Find all pairs of intergers satisfying $x^2+11 = y^4 -xy$ and $y^2 + xy= 30 $ 
Find all pairs of intergers $(x,y)$ that satisfy the two following equations:
$x^2+11 = y^4 -xy$
$y^2 + xy= 30 $

Here's what I did:
$x^2+11 +(30) = y^4 -xy +(y^2 + xy)$
$x^2+41 = y^4  +y^2 $
$x^2 = y^4  +y^2 - 41$
$x^2 -49 = y^4  +y^2 - 41 - 49$
$(x+7)(x-7)= (y^2 +10) (y^2-9)$
And from here you get that two pairs can be: $(3,7)$ and $(-3,-7)$.
I think I've made some progress but don't know if those are the only two pairs that satisfy the equation.
Also I would like to see a different way of solving it since I think subtracting that $49$ was just luck.
 A: Continuing your calculation,
$(\dfrac{30-y^2}y)^2=y^4+y^2-41,y≠0 $
$⇒y^4-60y^2+900=y^2(y^4+y^2-41)$
$⇒y^6+19y^2-900=0$
$⇒y^2(y^4+19)=900$
This give integer solution $y^2=9$.
A: HINT: From the second equation we get that $y \mid 30$. As $30$ has $16$ divisors (both negative and positive) you can take a look at each of them separately. Also this uniquely determines $x$, so you just have to plug it in the first equation to check if the pair is a solution.
A: Here is yet another way in. Note that $y$ must be a factor of $30$ as must $x+y$ (both from the second equation).
You can rewrite the first as $(y^2+x)(y^2-x)=xy+11=$ and use the second $=41-y^2$
Now note also that changing the signs of both $x$ and $y$ still gives a solution, so we can assume $y\gt 0$. 

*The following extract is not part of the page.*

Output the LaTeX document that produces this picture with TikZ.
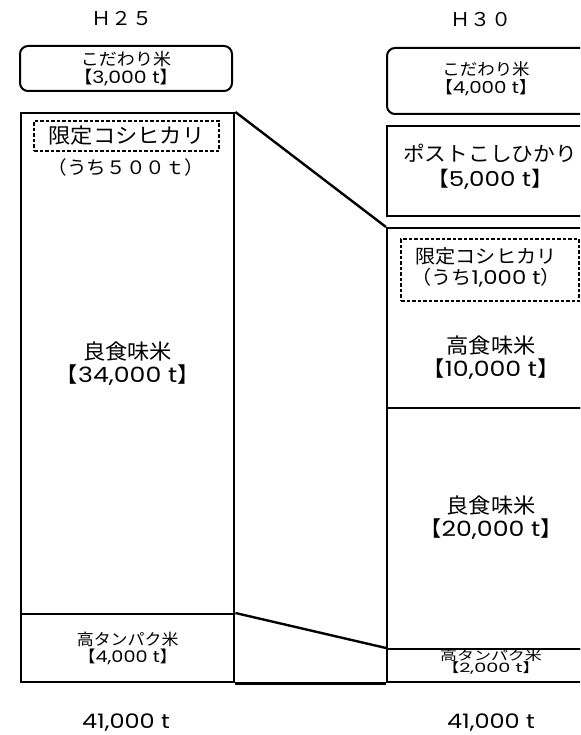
\documentclass[tikz,border=0pt]{standalone}
\usepackage{fontspec}
\setmainfont[FakeStretch=1.06]{Noto Sans CJK JP}
\newfontfamily\lat[FakeStretch=1.2]{Poppins}
\newcommand{\amt}[1]{【{\lat #1}】}
\begin{document}
\begin{tikzpicture}[x=1pt,y=-1pt]
        \tikzset{col/.style = {draw,line width=2.4pt,anchor=north west,inner sep=0pt,align=center}}
        \tikzset{roundbox/.style = {col,rounded corners=8pt,line width=2pt}}
        \tikzset{dashbox/.style = {draw,line width=2pt,dash pattern=on 3.5pt off 2pt,anchor=north west,inner sep=0pt,align=center}}
        \tikzset{txt/.style = {inner sep=0pt,align=center}}
        \tikzset{link/.style = {line width=2.4pt}}
        \clip (0,0) rectangle (580,735);
        % years
        \node[txt,font=\fontsize{19}{22}\selectfont] (y25) at (122,19) {Ｈ２５};
        \node[txt,font=\fontsize{19}{22}\selectfont] (y30) at (481,20) {Ｈ３０};
        % column on the left
        \node[roundbox,minimum width=212pt,minimum height=45pt,font=\fontsize{17}{18}\selectfont] (k25) at (19,45) {こだわり米\\\amt{3,000 t}};
        \node[col,minimum width=213pt,minimum height=501pt,font=\fontsize{21}{23}\selectfont] (g25) at (20,112) {良食味米\\\amt{34,000 t}};
        \node[col,minimum width=213pt,minimum height=68pt,font=\fontsize{16}{17}\selectfont] (p25) at (20,613) {高タンパク米\\\amt{4,000 t}};
        \node[dashbox,minimum width=185pt,minimum height=30pt,font=\fontsize{21}{22}\selectfont] (l25) at (33,120) {限定コシヒカリ};
        \node[txt,font=\fontsize{18.5}{20}\selectfont] (u25) at (126,167) {（うち５００ｔ）};
        % column on the right
        \node[roundbox,minimum width=210pt,minimum height=66pt] (k30) at (386,47) {};
        \node[txt,font=\fontsize{16.5}{18}\selectfont] at (486,79) {こだわり米\\\amt{4,000 t}};
        \node[col,minimum width=210pt,minimum height=90pt] (s30) at (386,125) {};
        \node[txt,font=\fontsize{20.5}{25}\selectfont] at (490,167) {ポストこしひかり\\\amt{5,000 t}};
        \node[col,minimum width=210pt,minimum height=180pt] (h30) at (386,227) {};
        \node[col,minimum width=210pt,minimum height=241pt] (g30) at (386,407) {};
        \node[col,minimum width=210pt,minimum height=33pt] (p30) at (386,648) {};
        \node[dashbox,minimum width=178pt,minimum height=62pt] (l30) at (400,238) {};
        \node[txt,font=\fontsize{19}{21}\selectfont] at (486,267) {限定コシヒカリ\\（うち{\lat 1,000 t}）};
        \node[txt,font=\fontsize{21}{23}\selectfont] at (491,358) {高食味米\\\amt{10,000 t}};
        \node[txt,font=\fontsize{21}{23}\selectfont] at (491,518) {良食味米\\\amt{20,000 t}};
        \node[txt,font=\fontsize{16}{15}\selectfont,yscale=0.8] at (491,662) {高タンパク米\\\amt{2,000 t}};
        % totals
        \node[txt,font=\fontsize{20}{22}\selectfont\lat] (t25) at (126,723) {41,000 t};
        \node[txt,font=\fontsize{20}{22}\selectfont\lat] (t30) at (491,723) {41,000 t};
        % links between the years
        \draw[link] (g25.north east) -- (h30.north west);
        \draw[link] (p25.north east) -- (p30.north west);
        \draw[link] (p25.south east) -- (p30.south west);
\end{tikzpicture}
\end{document}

If both $x$ and $y$ are positive $xy+11\gt 0$ and $y\le 6$
If $y$ is positive and $x$ is negative, then $x+y\gt 0$ from the second equation so $y\gt -x$, and since $y^2 \ge y$ we have also that $y^2\gt -x$, whence $(y^2+x)(y^2-x)\gt 0$ and $y\le 6$
So positive $y$ is restricted to $y\le 6$ and the possibilities are easily tested.
A: After you render $x^2=y^4+y^2-41$, complete the square on the right side.  Multiplying by $4$ to eliminate fractions then gives
$(2x)^2-(2y^2+1)^2=-165$
Then from the difference of squares factorization the following are both divisors of $165$,  with product $-165$:
$2x+2y^2+1$
$2x-2y^2-1$
Their sum is then $4x$ which must be the sum of two divisors of $165$, one positive and one negative, with the proper product; thus
$4x=\pm(165-1)=\pm 164, x=\pm 41$
Or
$4x=\pm(55-3)=\pm 52, x=\pm 13$
Or
$4x=\pm(33-5)=\pm 28, x=\pm 7$
Or
$4x=\pm(15-11)=\pm 4, x=\pm 1$
And we try all these to find integer roots for $y$, finding that  only $x=\pm 7$ makes it.
A: HINT.-If you want to have another way then you can do as follows:
$$y^2+xy-30=0\iff 2y=-x\pm\sqrt{x^2+120}$$ the only possibilities are $x=\pm1\text{ or } \pm7$ and $x=\pm1$ is not compatible. This proves that $(7,3)$ and $(-7,-3)$  are the only solutions.